The catalog provides three types:
- Agents — Agents (foundational, custom, and external). Foundational and custom agents are used interactively in Duo Chat, while external agents run headlessly when triggered from issues, merge requests, or epics and execute their work through CI/CD pipelines.
- Flows — Flows (foundational and custom) that orchestrate multiple steps (and often multiple agents) into a repeatable, event- or button-triggered automation.
- MCP servers — Model Context Protocol servers that extend agents and flows with specialized tools and external data sources. Note: Experimental feature added in 18.10
For more information on MCP, see the MCP servers in AI Catalog documentation.
For detailed information, see the AI Catalog documentation.
Discover agents and flows
The AI Catalog makes it easy to find agents and flows that fit your needs:
How to browse:
- Navigate to Explore > AI Catalog.
- Select either the Agents or Flows tab.
- Browse the available agents or flows and inspect the title, description, and visibility status.

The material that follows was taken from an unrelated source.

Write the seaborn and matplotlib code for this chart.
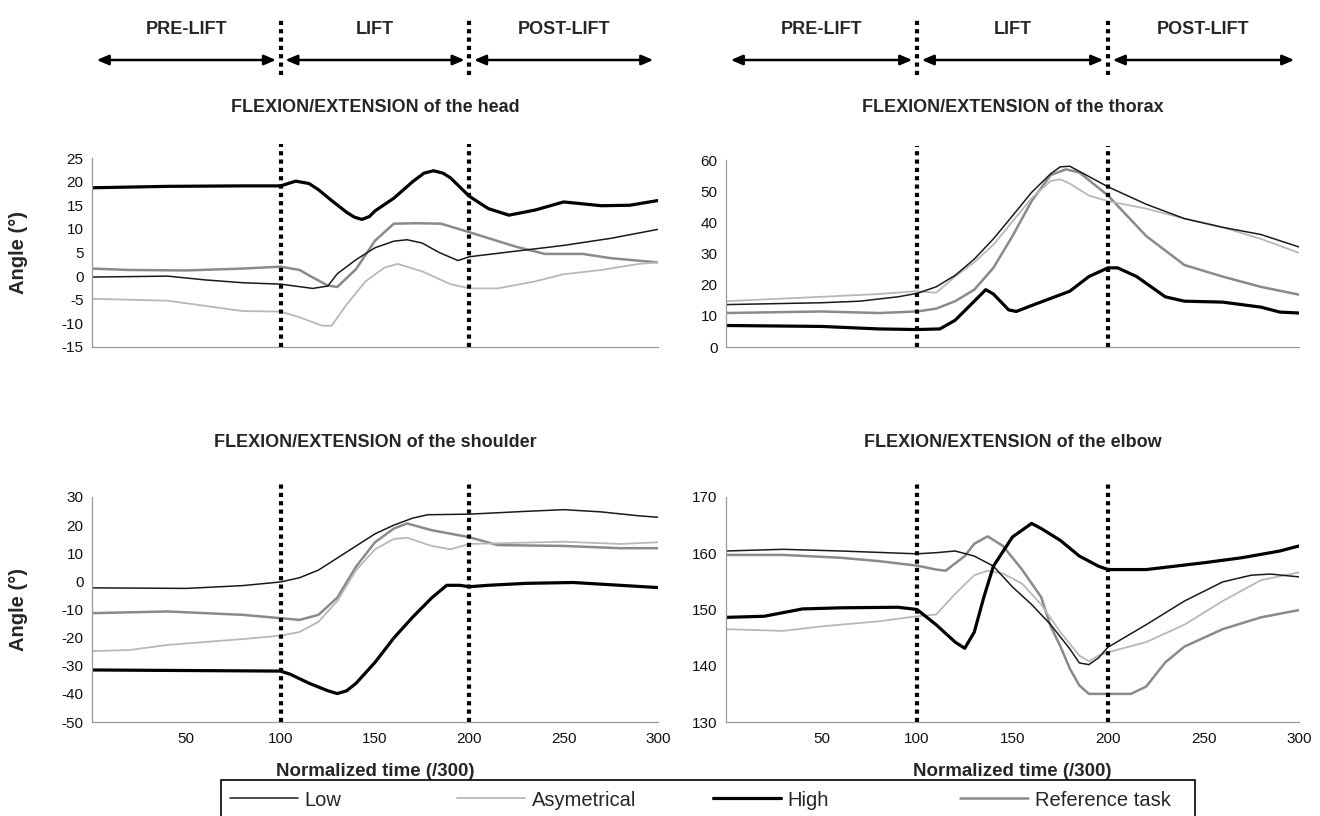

- Click on any agent or flow to view more details.
Enabling agents and flows
To use an agent or flow, you need to enable it in a specific project:
From Explore > AI Catalog, open the agent or flow, click Enable, and choose the project where you want to use it (Maintainer or Owner required).
Alternatively, in a project, go to AI > Agents or AI > Flows and use the UI there to enable any catalog items that are available to that project.
Creating, sharing, and managing visibility
Create agents and flows
Here are step-by-step instructions for creating agents and flows.
Create agents:
Navigate to Explore > AI Catalog > Agents > New agent.
- Brainstorm and define a specific task or specialization for this agent, for example, a debugging and troubleshooting agent.
- Add a display name and description to allow others to identify the purpose and why they would want to use the agent, for example
troubleshoot-debugger. - Specify visibility and access. Select a private project and set visibility to private to start with experiments.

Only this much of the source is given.